Crystal Palace have lodged an appeal with the Court of Arbitration for Sport (CAS) against their demotion to the Conference League.
A UEFA panel earlier this month recommended that Palace were denied entry to the Europa League, in which they qualified by winning the FA Cup last season, after it found the Premier League side and Ligue 1’s Lyon breached the governing body of European football’s multi-club ownership rules.
A CAS release on Tuesday confirmed receipt of Palace’s appeal. The London club are requesting readmission to the Europa League with Nottingham Forest’s admission rejected. Forest had replaced Palace in the competition by virtue of being the Premier League club with the highest finishing position not already qualified. Failing that, Palace are requesting to be admitted in place of Lyon, who earned priority over their English counterparts due to their superior league placing — sixth in Ligue 1, compared to Palace’s 12th-place Premier League finish.
CAS said Palace’s case “will be an expedited procedure with an operative decision (without grounds) to be rendered on or before 11 August 2025.” However, the qualifying play-off draw for the Conference League, which will include the English participant, takes place a week earlier on August 4.
Last week, Palace chairman Steve Parish suggested Forest had played a significant role in the club’s swapping European competitions. “We’re led to believe that’s the issue,” Parish said. “If there wasn’t someone who wanted to get in as a consequence, then there wouldn’t be a problem.”
Eagle Football Holdings — the company run by American businessman John Textor — has a stake in both Palace and Lyon. UEFA rules state that two clubs cannot compete in the same competition if they are owned to a certain threshold of influence by the same person or entity. Eagle Football has a 77 per cent stake in Lyon, while The Athletic reported in June that Textor agreed to sell its 43 per cent stake in Palace to Woody Johnson, the owner of the New York Jets. UEFA’s rules state a deadline of March 1 to show proof of multi-club ownership restructuring.
Lyon’s financial difficulties had thrown their European participation into doubt, with the French football authorities relegating them to Ligue 2, which would have seen them surrender their place in the Europa League, at the end of the season, only for the club to successfully appeal that decision.
In an interview with Sky Sports, Parish described the decision from UEFA’s Club Financial Control Body (CFCB) as a “terrible injustice,” saying his club had been “locked out of a European competition on the most ridiculous technicality.”

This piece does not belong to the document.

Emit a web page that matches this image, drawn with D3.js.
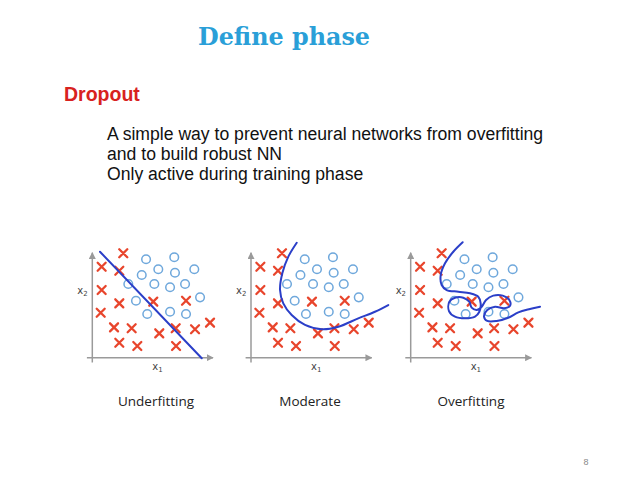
<!DOCTYPE html>
<html>
<head>
  <style>
    body { margin: 0; background: white; }
    svg { display: block; }
  </style>
</head>
<body>
  <script src="https://d3js.org/d3.v7.min.js"></script>
  <script>
    var width = 638, height = 479;

    // same samples in all three panels (x1, x2)
    var crosses = [
      [2.58, 8.70], [0.78, 7.58], [2.25, 7.25], [0.78, 5.64], [2.25, 4.53],
      [5.08, 4.67], [7.81, 4.75], [0.70, 3.75], [1.81, 2.53], [3.28, 2.45],
      [5.58, 2.03], [6.95, 2.45], [8.56, 2.37], [9.81, 2.92], [2.25, 1.25],
      [3.75, 0.98], [6.98, 0.98]
    ];
    var circles = [
      [4.48, 8.20], [6.83, 8.37], [5.50, 7.37], [6.89, 7.08], [8.50, 7.37],
      [4.12, 6.89], [3.00, 6.14], [5.17, 6.14], [6.48, 5.87], [7.73, 6.14],
      [3.64, 4.75], [8.98, 5.03], [4.58, 3.64], [6.48, 3.83], [7.81, 3.64]
    ];

    // decision boundaries
    var underfit = [[0.64, 8.83], [9.12, -0.05]];
    var moderate = [
      [3.81, 9.58], [3.11, 8.42], [2.61, 7.03], [2.42, 5.64], [2.69, 4.53],
      [3.39, 3.56], [4.50, 2.73], [5.89, 2.37], [7.28, 2.58], [8.94, 3.28],
      [10.33, 3.83], [11.44, 4.39]
    ];
    var overfit = [
      [4.33, 9.62], [3.55, 8.83], [2.86, 7.87], [2.50, 6.89], [2.58, 6.06],
      [3.00, 5.64], [3.97, 5.50], [4.94, 5.37], [5.63, 5.08], [5.83, 4.53],
      [5.72, 3.83], [5.36, 3.42], [4.53, 3.28], [3.69, 3.42], [3.19, 3.89],
      [3.22, 4.67], [3.69, 5.00], [4.38, 5.00], [4.88, 4.67], [5.08, 4.17],
      [5.50, 3.97], [5.92, 4.25], [6.28, 4.81], [6.88, 5.17], [7.67, 5.17],
      [8.22, 4.81], [8.28, 4.33], [7.78, 4.12], [7.03, 4.25], [6.38, 3.97],
      [6.11, 3.42], [6.38, 3.06], [7.17, 3.06], [8.13, 3.33], [8.97, 3.78],
      [9.94, 4.06], [10.78, 4.25]
    ];

    var panels = [
      { name: "Underfitting", x0: 92.3, curve: underfit, linear: true },
      { name: "Moderate", x0: 251, curve: moderate },
      { name: "Overfitting", x0: 410.7, curve: overfit }
    ];
    var labelX = [156, 310, 471];

    var body = ["A simple way to prevent neural networks from overfitting",
                "and to build robust NN",
                "Only active during training phase"];

    var svg = d3.select("body").append("svg")
        .attr("width", width).attr("height", height);

    var defs = svg.append("defs");
    defs.append("marker")
        .attr("id", "arr")
        .attr("viewBox", "0 0 10 10")
        .attr("refX", 9).attr("refY", 5)
        .attr("markerWidth", 7).attr("markerHeight", 7)
        .attr("markerUnits", "userSpaceOnUse")
        .attr("orient", "auto")
      .append("path")
        .attr("d", "M0,0 L10,5 L0,10 z")
        .attr("fill", "#9a9a9a");

    // titles
    svg.append("text")
        .attr("x", 198).attr("y", 45)
        .attr("textLength", 172).attr("lengthAdjust", "spacingAndGlyphs")
        .style("font-family", "'DejaVu Serif', serif")
        .style("font-weight", "bold")
        .style("font-size", "25px")
        .style("fill", "#2a9fd8")
        .text("Define phase");

    svg.append("text")
        .attr("x", 64).attr("y", 101)
        .style("font-family", "'Liberation Sans', Arial, sans-serif")
        .style("font-weight", "bold")
        .style("font-size", "19.5px")
        .style("fill", "#d8221e")
        .text("Dropout");

    svg.selectAll(".body")
        .data(body)
      .enter().append("text")
        .attr("class", "body")
        .attr("x", 107)
        .attr("y", (d, i) => 140 + i * 19.8)
        .style("font-family", "'Liberation Sans', Arial, sans-serif")
        .style("font-size", "17.6px")
        .style("fill", "#111")
        .text(d => d);

    var x = d3.scaleLinear().domain([0, 10]).range([0, 120]);
    var y = d3.scaleLinear().domain([0, 10]).range([0, -120]);

    panels.forEach((p, k) => {
      var g = svg.append("g").attr("transform", "translate(" + p.x0 + ",357.7)");

      // axes
      g.append("line")
          .attr("x1", x(-0.45)).attr("y1", 0)
          .attr("x2", x(10.06)).attr("y2", 0)
          .attr("stroke", "#9a9a9a").attr("stroke-width", 1.5)
          .attr("marker-end", "url(#arr)");
      g.append("line")
          .attr("x1", 0).attr("y1", y(-0.4))
          .attr("x2", 0).attr("y2", y(8.75))
          .attr("stroke", "#9a9a9a").attr("stroke-width", 1.5)
          .attr("marker-end", "url(#arr)");

      var t2 = g.append("text")
          .attr("x", -15).attr("y", y(5.3))
          .style("font-family", "'DejaVu Sans', sans-serif")
          .style("font-size", "10px").style("fill", "#444")
          .text("x");
      t2.append("tspan").attr("dy", 2).style("font-size", "7px").text("2");
      var t1 = g.append("text")
          .attr("x", x(5.0)).attr("y", 12)
          .style("font-family", "'DejaVu Sans', sans-serif")
          .style("font-size", "10px").style("fill", "#444")
          .text("x");
      t1.append("tspan").attr("dy", 2).style("font-size", "7px").text("1");

      g.selectAll(".o")
          .data(circles)
        .enter().append("circle")
          .attr("cx", d => x(d[0]))
          .attr("cy", d => y(d[1]))
          .attr("r", 4.3)
          .attr("fill", "none")
          .attr("stroke", "#6fa8dc")
          .attr("stroke-width", 1.5);

      g.selectAll(".x")
          .data(crosses)
        .enter().append("path")
          .attr("transform", d => "translate(" + x(d[0]) + "," + y(d[1]) + ")")
          .attr("d", "M-4,-4L4,4M-4,4L4,-4")
          .attr("stroke", "#e8452c")
          .attr("stroke-width", 2.3)
          .attr("stroke-linecap", "round");

      var line = d3.line()
          .x(d => x(d[0]))
          .y(d => y(d[1]))
          .curve(p.linear ? d3.curveLinear : d3.curveCatmullRom.alpha(0.5));
      g.append("path")
          .datum(p.curve)
          .attr("d", line)
          .attr("fill", "none")
          .attr("stroke", "#2b3fc8")
          .attr("stroke-width", 2)
          .attr("stroke-linecap", "round");

      svg.append("text")
          .attr("x", labelX[k]).attr("y", 406)
          .attr("text-anchor", "middle")
          .style("font-family", "'Open Sans', sans-serif")
          .style("font-size", "13.5px")
          .style("fill", "#222")
          .text(p.name);
    });

    svg.append("text")
        .attr("x", 586).attr("y", 465)
        .attr("text-anchor", "middle")
        .style("font-family", "'Liberation Sans', sans-serif")
        .style("font-size", "9px")
        .style("fill", "#888")
        .text("8");
  </script>
</body>
</html>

Textor, meanwhile, who stepped down from his role as Lyon’s president, said in an Instagram post: “A black eye for UEFA that will never fade. We trusted that truth would prevail, did everything they asked, even dismantled a partnership that worked for the fans. Football must be played on the pitch, by players, not by bureaucrats.”
In July 2024, UEFA cleared multi-club pairs Manchester City and Girona (Champions League), and Manchester United and Nice (Europa League), to compete in the same tournaments due to off-field restructuring. The body said the concerned investors made necessary changes to ensure no one has “control or decisive influence” over both teams.